We were fueled up, gassed up, propaned, provisioned and we had clean clothes.  Reason enough to leave the next day, Saturday - Panama's Mother's Day.  It was a good thing I stopped in the office at the end of the pier.



Karyna and Carrolina said that the office would be closed on Saturday for Mother's Day, the day when the mothers stay home and cook for all the relatives.  So they made up the bill, which I paid with a credit card. Then Karyna made out a receipt that I was to take to the dock master.  He gave me a receipt that I took back to Karyna and we were then free to leave on Mother's Day.  Panama is BIG on paperwork and most of it is done free hand on paper forms using battery powered calculators to figure the costs of things with fees and taxes included.  The only thing that seemed high priced was what we paid for fourteen-gallons of gasoline; $70 and change including tax and delivery charge.  The same guy charged $12 for the propane that he delivered the day before and that was more than fair.  We are merely guests in the country so we pay what is asked, but don't hog the laundry room and don't try to cut in line!
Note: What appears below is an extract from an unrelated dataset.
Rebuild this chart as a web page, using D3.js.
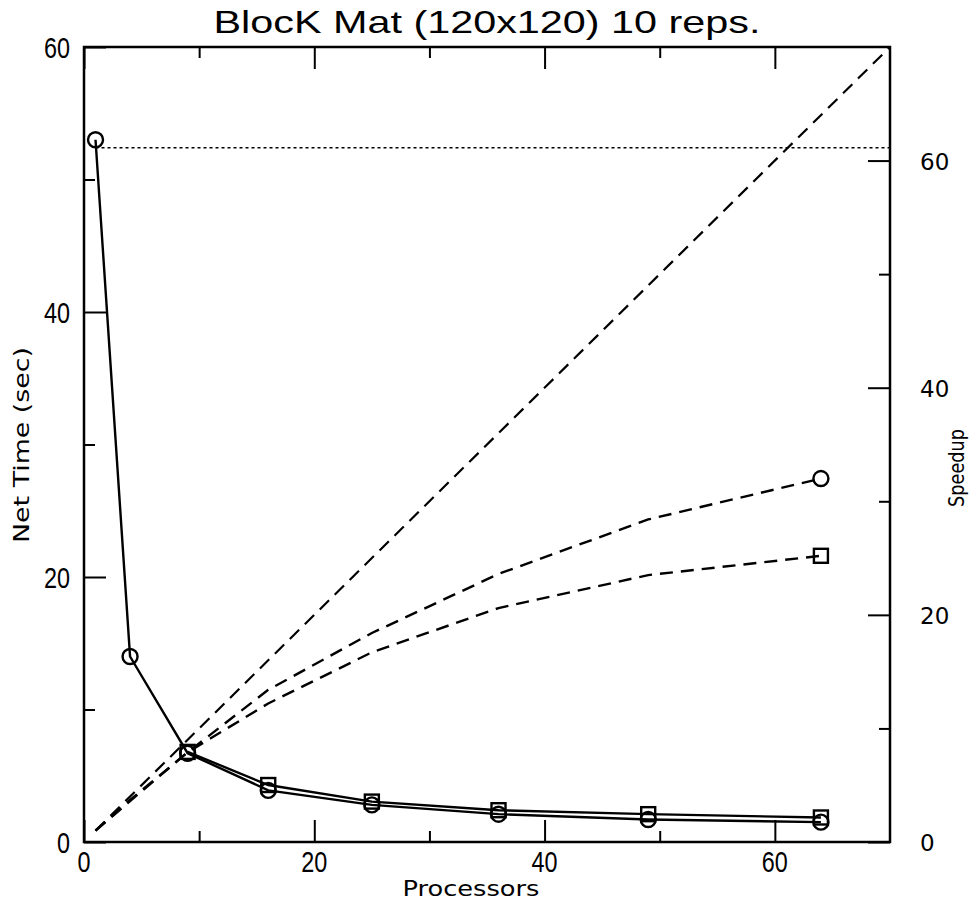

Friday evening we heard a polite English captain on a catamaran call for a mooring and even though I could see two empty moorings they were told, "no oye." by the dock master.  He did not use proper VHF protocol so the captain did not understand and called again.  I answered and told him that the dock master had sand no, but that we were leaving in the morning. 

Receipts for provisions.  Time to depart.

Now, maybe they did not want a 46 foot catamaran in the mooring field, but that is for them to discuss.